#### [WRITTEN EXERCISE]
Print them exactly: the lines from the beginning of the entries below through the line that contains "y_tick_labels = ['-', '50', '100', '150', '200', '250', '300']", and only those, with the pictures left out.

─── LISTED RECORDS

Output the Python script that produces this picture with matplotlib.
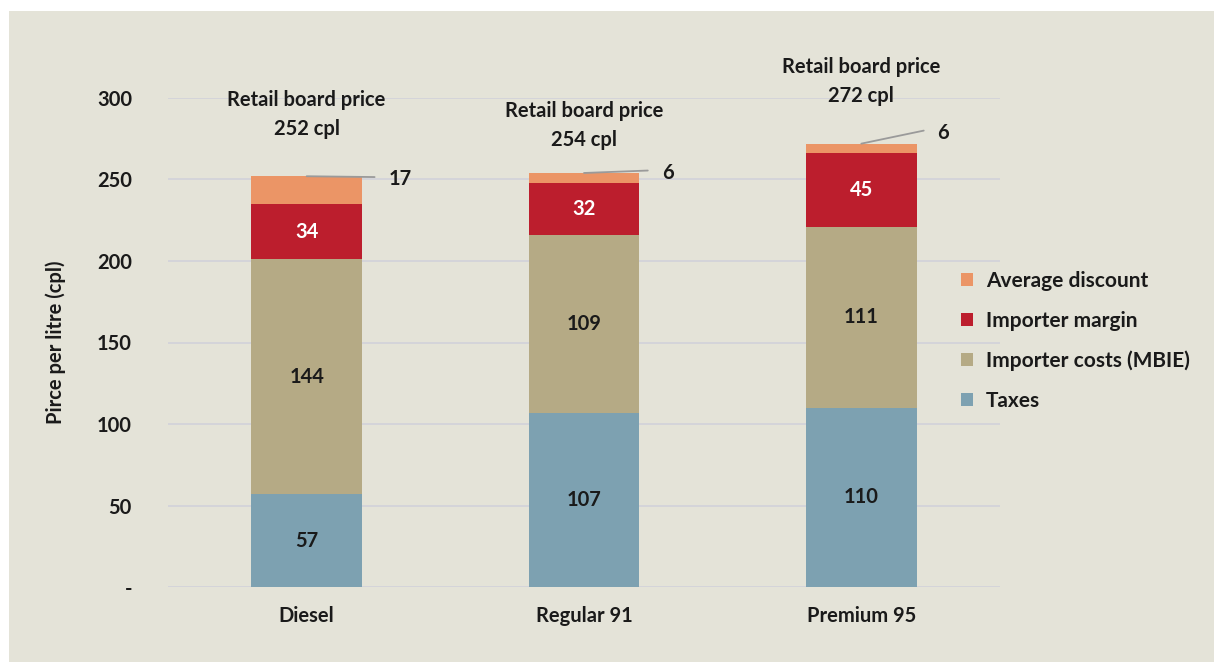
import numpy as np
import matplotlib.pyplot as plt
from matplotlib.patches import Rectangle

plt.rcParams['font.family'] = ['Lato', 'DejaVu Sans']
plt.rcParams['font.weight'] = 'bold'

# fuel grades and the price build-up (cents per litre)
fuels = ['Diesel', 'Regular 91', 'Premium 95']
taxes = [57, 107, 110]
importer_costs = [144, 109, 111]
importer_margin = [34, 32, 45]
avg_discount = [17, 6, 6]
board_price = [252, 254, 272]

y_ticks = [0, 50, 100, 150, 200, 250, 300]
y_tick_labels = ['-', '50', '100', '150', '200', '250', '300']

c_tax = '#7DA1B1'
c_cost = '#B5AA85'
c_margin = '#BC1E2D'
c_disc = '#EB9566'
bg = '#E4E3D8'
ink = '#1a1a1a'
fs = 14.5

fig = plt.figure(figsize=(12.14, 6.62), dpi=100, facecolor='white')
fig.patches.append(Rectangle((9 / 1214, 0), 1, (662 - 11) / 662,
                             transform=fig.transFigure, facecolor=bg,
                             edgecolor='none', zorder=-10))
ax = fig.add_axes([168 / 1214, (662 - 587) / 662, 832 / 1214, 489 / 662])
ax.set_facecolor(bg)

x = np.arange(len(fuels))
w = 0.4
b1 = np.array(taxes)
b2 = b1 + np.array(importer_costs)
b3 = b2 + np.array(importer_margin)

ax.bar(x, taxes, w, color=c_tax, label='Taxes', zorder=3)
ax.bar(x, importer_costs, w, bottom=b1, color=c_cost, label='Importer costs (MBIE)', zorder=3)
ax.bar(x, importer_margin, w, bottom=b2, color=c_margin, label='Importer margin', zorder=3)
ax.bar(x, avg_discount, w, bottom=b3, color=c_disc, label='Average discount', zorder=3)

# values inside the segments
for i in range(len(fuels)):
    ax.text(x[i], taxes[i] / 2, str(taxes[i]), ha='center', va='center',
            fontsize=fs, fontweight='bold', color=ink, zorder=4)
    ax.text(x[i], b1[i] + importer_costs[i] / 2, str(importer_costs[i]), ha='center',
            va='center', fontsize=fs, fontweight='bold', color=ink, zorder=4)
    ax.text(x[i], b2[i] + importer_margin[i] / 2, str(importer_margin[i]), ha='center',
            va='center', fontsize=fs, fontweight='bold', color='white', zorder=4)

# discount labels sit outside with a leader line
lead_dx = [0.245, 0.23, 0.225]
lead_dy = [-0.5, 1.5, 8]
for i in range(len(fuels)):
    top = b3[i] + avg_discount[i]
    ax.annotate('', xy=(x[i], top), xytext=(x[i] + lead_dx[i], top + lead_dy[i]),
                arrowprops=dict(arrowstyle='-', color='#9a9a9a', lw=1.3,
                                shrinkA=0, shrinkB=0),
                annotation_clip=False, zorder=5)
    ax.text(x[i] + lead_dx[i] + 0.05, top + lead_dy[i] - 1.5, str(avg_discount[i]),
            ha='left', va='center', fontsize=fs, fontweight='bold', color=ink, zorder=5)

# board price headers
head_y = [290, 283, 310]
for i in range(len(fuels)):
    ax.text(x[i], head_y[i], 'Retail board price\n%d cpl' % board_price[i], ha='center',
            va='center', fontsize=fs, fontweight='bold', color=ink,
            linespacing=1.55, clip_on=False)

ax.set_xlim(-0.5, 2.5)
ax.set_ylim(0, 300)
ax.set_yticks(y_ticks)
ax.set_yticklabels(y_tick_labels)
ax.set_xticks(x)
ax.set_xticklabels(fuels)
ax.tick_params(axis='both', length=0, labelsize=fs, colors=ink)
ax.tick_params(axis='y', pad=26)
ax.tick_params(axis='x', pad=14)
ax.grid(axis='y', color='#D3D3DA', lw=1.3, zorder=0)
for s in ax.spines.values():
    s.set_visible(False)
ax.set_ylabel('Pirce per litre (cpl)', fontsize=fs, fontweight='bold', color=ink, labelpad=22)

h, l = ax.get_legend_handles_labels()
leg = fig.legend(h[::-1], l[::-1], loc='upper left', bbox_to_anchor=(942 / 1214, 1 - 252 / 662),
                 frameon=False, fontsize=15, handlelength=0.6, handleheight=0.6,
                 handletextpad=0.6, labelspacing=0.95)
for t in leg.get_texts():
    t.set_color(ink)

fig.savefig('out.png', dpi=100, facecolor=fig.get_facecolor())
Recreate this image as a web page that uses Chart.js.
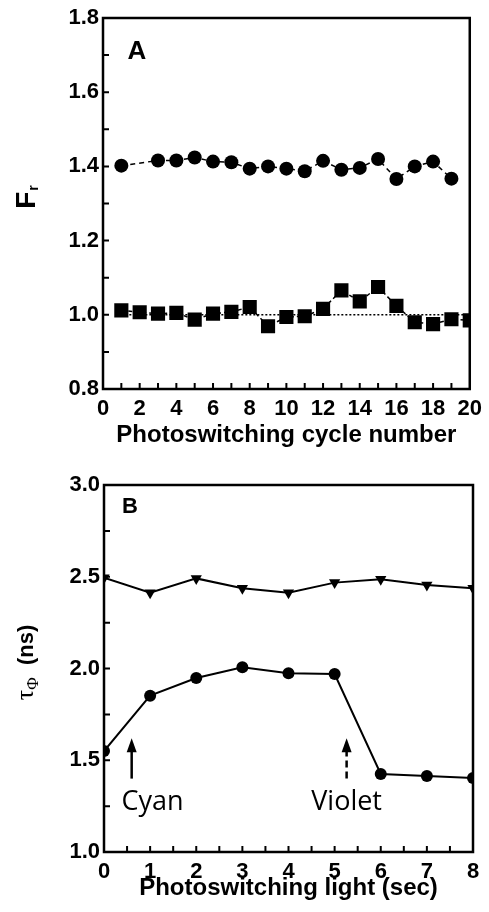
<!DOCTYPE html>
<html>
<head>
<meta charset="UTF-8">
<script src="https://cdn.jsdelivr.net/npm/chart.js"></script>
<style>
    body { margin: 0; background: #fff; }
    canvas { display: block; }
</style>
</head>
<body>
<canvas id="chartA" width="489" height="456"></canvas>
<canvas id="chartB" width="489" height="456"></canvas>

<script>
    // ---- panel A data ----
    const cycleNumber = [1, 2, 3, 4, 5, 6, 7, 8, 9, 10, 11, 12, 13, 14, 15, 16, 17, 18, 19, 20];
    const frCircles = [1.402, null, 1.416, 1.416, 1.424, 1.413, 1.411, 1.394, 1.400, 1.394,
                       1.387, 1.415, 1.391, 1.396, 1.420, 1.366, 1.400, 1.413, 1.367, null];
    const frSquares = [1.012, 1.007, 1.003, 1.005, 0.987, 1.003, 1.008, 1.021, 0.969, 0.994,
                       0.996, 1.016, 1.066, 1.036, 1.075, 1.024, 0.980, 0.975, 0.988, 0.985];
    const refCycles = [1, 20];
    const refLevel = [1.0, 1.0];
    const aMinorX = [1, 2, 3, 4, 5, 6, 7, 8, 9, 10, 11, 12, 13, 14, 15, 16, 17, 18, 19];
    const aMinorY = [0.9, 1.0, 1.1, 1.2, 1.3, 1.4, 1.5, 1.6, 1.7];

    // ---- panel B data ----
    const lightSec = [0, 1, 2, 3, 4, 5, 6, 7, 8];
    const tauTriangles = [2.495, 2.413, 2.491, 2.437, 2.413, 2.468, 2.486, 2.455, 2.437];
    const tauCircles = [1.550, 1.852, 1.948, 2.007, 1.974, 1.970, 1.425, 1.414, 1.403];
    const bMinorX = [0.5, 1, 1.5, 2, 2.5, 3, 3.5, 4, 4.5, 5, 5.5, 6, 6.5, 7, 7.5];
    const bMinorY = [1.25, 1.5, 1.75, 2.0, 2.25, 2.5, 2.75];
    const arrowX = [0.6, 5.26];          // cyan, violet
    const arrowTail = 1.40, arrowTip = 1.62;
    const lightNames = ['Cyan', 'Violet'];
    const lightLabelX = [1.05, 5.26];
    const lightLabelY = 1.23;

    const bold = size => ({family: 'Liberation Sans', size: size, weight: 'bold'});
    const pts = (xs, ys) => xs.map((v, i) => ({x: v, y: ys[i]}));

    // inward tick marks + closed frame
    const framePlugin = {
        id: 'frame',
        afterDatasetsDraw(chart, args, opts) {
            const {ctx, chartArea: a, scales: {x, y}} = chart;
            ctx.save();
            ctx.strokeStyle = '#000';
            ctx.lineWidth = 2;
            ctx.beginPath();
            opts.xMinor.forEach(v => {
                const px = x.getPixelForValue(v);
                ctx.moveTo(px, a.bottom);
                ctx.lineTo(px, a.bottom - 6);
            });
            opts.yMinor.forEach(v => {
                const py = y.getPixelForValue(v);
                ctx.moveTo(a.left, py);
                ctx.lineTo(a.left + 6, py);
            });
            ctx.stroke();
            ctx.lineWidth = 2.5;
            ctx.strokeRect(a.left, a.top, a.right - a.left, a.bottom - a.top);
            ctx.restore();
        }
    };

    const axisX = (min, max, step, title, pad) => ({
        type: 'linear', min: min, max: max,
        grid: {display: false, drawTicks: false}, border: {display: false},
        ticks: {stepSize: step, padding: 7, color: '#000', font: bold(22), maxRotation: 0, autoSkip: false},
        title: {display: true, text: title, color: '#000', font: bold(24), padding: {top: 0, bottom: pad}}
    });
    const axisY = (min, max, step) => ({
        min: min, max: max,
        grid: {display: false, drawTicks: false}, border: {display: false},
        ticks: {stepSize: step, padding: 4, color: '#000', font: bold(22), callback: v => v.toFixed(1)}
    });

    // ---- chart A ----
    const xA = axisX(0, 20, 2, 'Photoswitching cycle number', 6);
    xA.afterFit = s => { s.height = 67; };
    const yA = axisY(0.8, 1.8, 0.2);
    yA.afterFit = s => { s.width = 103; };

    new Chart(document.getElementById('chartA'), {
        type: 'line',
        data: {
            datasets: [{
                data: pts(refCycles, refLevel),
                borderColor: '#000', borderWidth: 1.5, borderDash: [2, 2], pointRadius: 0
            }, {
                data: pts(cycleNumber, frSquares),
                borderColor: '#000', borderWidth: 1.5, borderDash: [4, 3],
                pointStyle: 'rect', pointRadius: 10, pointBackgroundColor: '#000', pointBorderWidth: 0
            }, {
                data: pts(cycleNumber, frCircles), spanGaps: true,
                borderColor: '#000', borderWidth: 1.5, borderDash: [5, 4],
                pointStyle: 'circle', pointRadius: 7, pointBackgroundColor: '#000', pointBorderWidth: 0
            }]
        },
        options: {
            responsive: false, animation: false, devicePixelRatio: 1,
            layout: {padding: {top: 18, right: 14, left: 0, bottom: 0}},
            scales: {x: xA, y: yA},
            plugins: {
                legend: {display: false}, tooltip: {enabled: false},
                frame: {xMinor: aMinorX, yMinor: aMinorY}
            }
        },
        plugins: [framePlugin, {
            id: 'labelsA',
            afterDraw(chart) {
                const {ctx, chartArea: a, scales: {x, y}} = chart;
                ctx.save();
                ctx.fillStyle = '#000';
                ctx.textBaseline = 'alphabetic';
                ctx.textAlign = 'left';
                ctx.font = 'bold 26px "Liberation Sans"';
                ctx.fillText('A', x.getPixelForValue(1.34), y.getPixelForValue(1.69));
                // y title F_r, rotated
                ctx.translate(35, (a.top + a.bottom) / 2 - 6);
                ctx.rotate(-Math.PI / 2);
                ctx.font = 'bold 28px "Liberation Sans"';
                const wF = ctx.measureText('F').width;
                ctx.font = 'bold 14px "Liberation Sans"';
                const wr = ctx.measureText('r').width;
                const start = -(wF + wr) / 2;
                ctx.font = 'bold 28px "Liberation Sans"';
                ctx.fillText('F', start, 0);
                ctx.font = 'bold 14px "Liberation Sans"';
                ctx.fillText('r', start + wF + 1, 3);
                ctx.restore();
            }
        }]
    });

    // ---- chart B ----
    const xB = axisX(0, 8, 1, 'Photoswitching light (sec)', 9);
    xB.afterFit = s => { s.height = 60; };
    const yB = axisY(1, 3, 0.5);
    yB.afterFit = s => { s.width = 104; };

    new Chart(document.getElementById('chartB'), {
        type: 'line',
        data: {
            datasets: [{
                data: pts(lightSec, tauTriangles),
                borderColor: '#000', borderWidth: 2,
                pointStyle: 'triangle', rotation: 180, pointRadius: 6.5,
                pointBackgroundColor: '#000', pointBorderWidth: 0
            }, {
                data: pts(lightSec, tauCircles),
                borderColor: '#000', borderWidth: 2,
                pointStyle: 'circle', pointRadius: 6, pointBackgroundColor: '#000', pointBorderWidth: 0
            }]
        },
        options: {
            responsive: false, animation: false, devicePixelRatio: 1,
            layout: {padding: {top: 29, right: 16, left: 0, bottom: 0}},
            scales: {x: xB, y: yB},
            plugins: {
                legend: {display: false}, tooltip: {enabled: false},
                frame: {xMinor: bMinorX, yMinor: bMinorY}
            }
        },
        plugins: [framePlugin, {
            id: 'labelsB',
            afterDraw(chart) {
                const {ctx, chartArea: a, scales: {x, y}} = chart;
                ctx.save();
                ctx.fillStyle = '#000';
                ctx.strokeStyle = '#000';
                ctx.textBaseline = 'alphabetic';
                ctx.textAlign = 'left';
                ctx.font = 'bold 22px "Liberation Sans"';
                ctx.fillText('B', x.getPixelForValue(0.39), y.getPixelForValue(2.85));

                // arrows
                arrowX.forEach((ax, i) => {
                    const px = x.getPixelForValue(ax);
                    const tip = y.getPixelForValue(arrowTip);
                    const tail = y.getPixelForValue(arrowTail);
                    ctx.lineWidth = 2.5;
                    ctx.setLineDash(i === 1 ? [7, 4] : []);
                    ctx.beginPath();
                    ctx.moveTo(px, tail);
                    ctx.lineTo(px, tip + 10);
                    ctx.stroke();
                    ctx.setLineDash([]);
                    ctx.beginPath();
                    ctx.moveTo(px, tip);
                    ctx.lineTo(px - 5, tip + 14);
                    ctx.lineTo(px + 5, tip + 14);
                    ctx.closePath();
                    ctx.fill();
                    ctx.textAlign = 'center';
                    ctx.font = '27px "Open Sans"';
                    ctx.fillText(lightNames[i], x.getPixelForValue(lightLabelX[i]), y.getPixelForValue(lightLabelY));
                });

                // y title: tau_Phi (ns), rotated
                ctx.translate(33, (a.top + a.bottom) / 2 - 6);
                ctx.rotate(-Math.PI / 2);
                ctx.textAlign = 'left';
                ctx.font = '26px "Liberation Serif"';
                const wt = ctx.measureText('\u03C4').width;
                ctx.font = '17px "Liberation Serif"';
                const wp = ctx.measureText('\u03A6').width;
                ctx.font = 'bold 22px "Liberation Sans"';
                const wn = ctx.measureText('  (ns)').width;
                let cx = -(wt + wp + wn) / 2;
                ctx.font = '26px "Liberation Serif"';
                ctx.fillText('\u03C4', cx, 0);
                cx += wt;
                ctx.font = '17px "Liberation Serif"';
                ctx.fillText('\u03A6', cx, 5);
                cx += wp;
                ctx.font = 'bold 22px "Liberation Sans"';
                ctx.fillText('  (ns)', cx, 0);
                ctx.restore();
            }
        }]
    });
</script>
</body>
</html>
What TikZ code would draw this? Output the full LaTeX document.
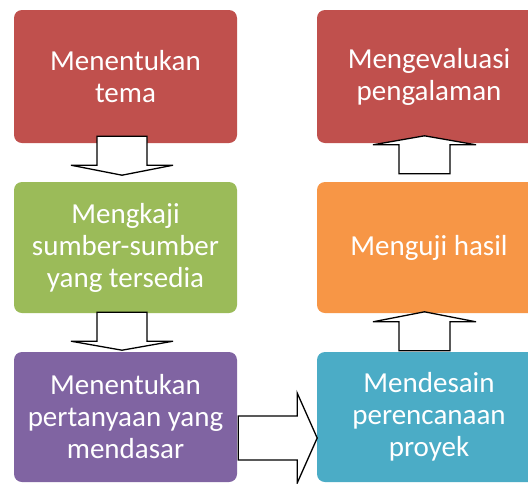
\documentclass[tikz,border=0pt]{standalone}
\usepackage{fontspec}
\setmainfont{Carlito}
\usetikzlibrary{calc}
\definecolor{cred}{HTML}{C0504D}
\definecolor{cgreen}{HTML}{9BBB59}
\definecolor{cpurple}{HTML}{8064A2}
\definecolor{corange}{HTML}{F79646}
\definecolor{cblue}{HTML}{4BACC6}
\tikzset{
  box/.style={rounded corners=8pt, inner sep=0pt, align=center, text=white,
    font=\fontsize{29}{32}\selectfont},
  blockarrow/.style={draw=black, fill=white, line width=1.3pt, line join=miter},
}
\begin{document}
\begin{tikzpicture}[x=1pt,y=-1pt]
\clip (0,0) rectangle (528,483);
\fill[white] (0,0) rectangle (528,483);
% left column
\node[box, fill=cred, minimum width=223pt, minimum height=133pt] (b1) at (125.5,76.5) {Menentukan\\tema};
\node[box, fill=cgreen, minimum width=223pt, minimum height=131pt] (b2) at (125.5,247.5) {Mengkaji\\sumber-sumber\\yang tersedia};
\node[box, fill=cpurple, minimum width=223pt, minimum height=130pt] (b3) at (125.5,417) {Menentukan\\pertanyaan yang\\mendasar};
% right column
\node[box, fill=cred, minimum width=224pt, minimum height=133pt] (r1) at (429,76.5) {Mengevaluasi\\pengalaman};
\node[box, fill=corange, minimum width=224pt, minimum height=131pt] (r2) at (429,247.5) {Menguji hasil};
\node[box, fill=cblue, minimum width=224pt, minimum height=130pt] (r3) at (429,417) {Mendesain\\perencanaan\\proyek};
% down arrows
\draw[blockarrow] ($(b1.south)+(-28.5,-7)$) -- ++(50,0) -- ++(0,29) -- ++(26,0) -- ++(-51,10) -- ++(-51,-10) -- ++(26,0) -- cycle;
\draw[blockarrow] ($(b2.south)+(-28.5,-1)$) -- ++(50,0) -- ++(0,29) -- ++(26,0) -- ++(-51,9) -- ++(-51,-9) -- ++(26,0) -- cycle;
% right arrow
\draw[blockarrow] ($(b3.east)+(1,-1)$) -- ++(59,0) -- ++(0,-23) -- ++(20,45) -- ++(-20,45) -- ++(0,-23) -- ++(-59,0) -- cycle;
% up arrows
\draw[blockarrow] ($(r3.north)+(-30,-1)$) -- ++(51,0) -- ++(0,-29) -- ++(26,0) -- ++(-51.5,-10) -- ++(-51.5,10) -- ++(26,0) -- cycle;
\draw[blockarrow] ($(r2.north)+(-30,-8)$) -- ++(51,0) -- ++(0,-29) -- ++(26,0) -- ++(-51.5,-9) -- ++(-51.5,9) -- ++(26,0) -- cycle;
\end{tikzpicture}
\end{document}
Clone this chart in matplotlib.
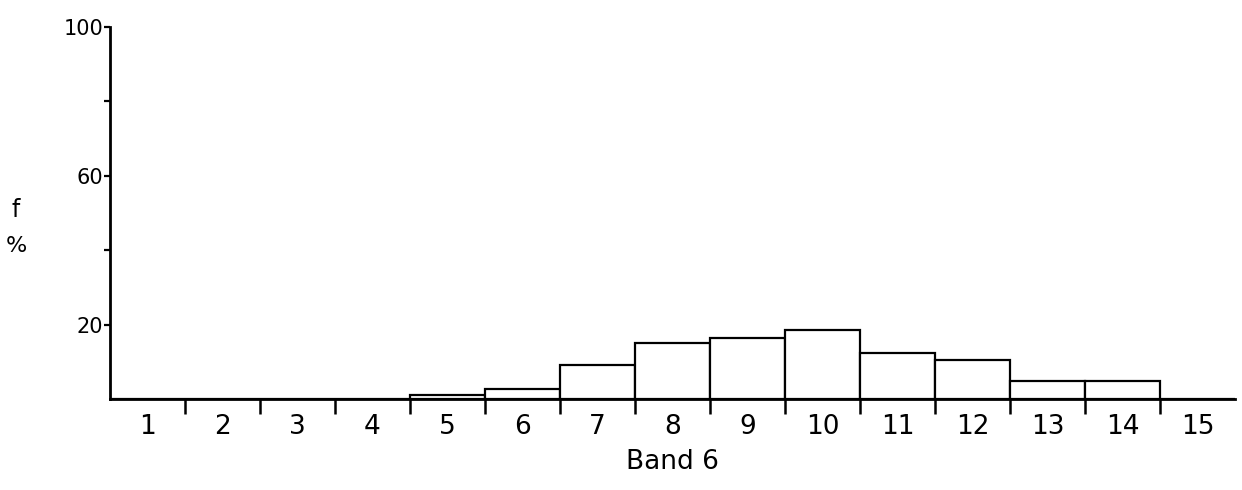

──────

#### [SOLUTION TO THE PROBLEM]
Output the Python script that produces this picture with matplotlib.
import numpy as np
import matplotlib.pyplot as plt
from matplotlib.patches import Rectangle

plt.rcParams['font.family'] = ['Lato', 'DejaVu Sans']
plt.rcParams['font.weight'] = 'bold'

# fuel grades and the price build-up (cents per litre)
fuels = ['Diesel', 'Regular 91', 'Premium 95']
taxes = [57, 107, 110]
importer_costs = [144, 109, 111]
importer_margin = [34, 32, 45]
avg_discount = [17, 6, 6]
board_price = [252, 254, 272]

y_ticks = [0, 50, 100, 150, 200, 250, 300]
y_tick_labels = ['-', '50', '100', '150', '200', '250', '300']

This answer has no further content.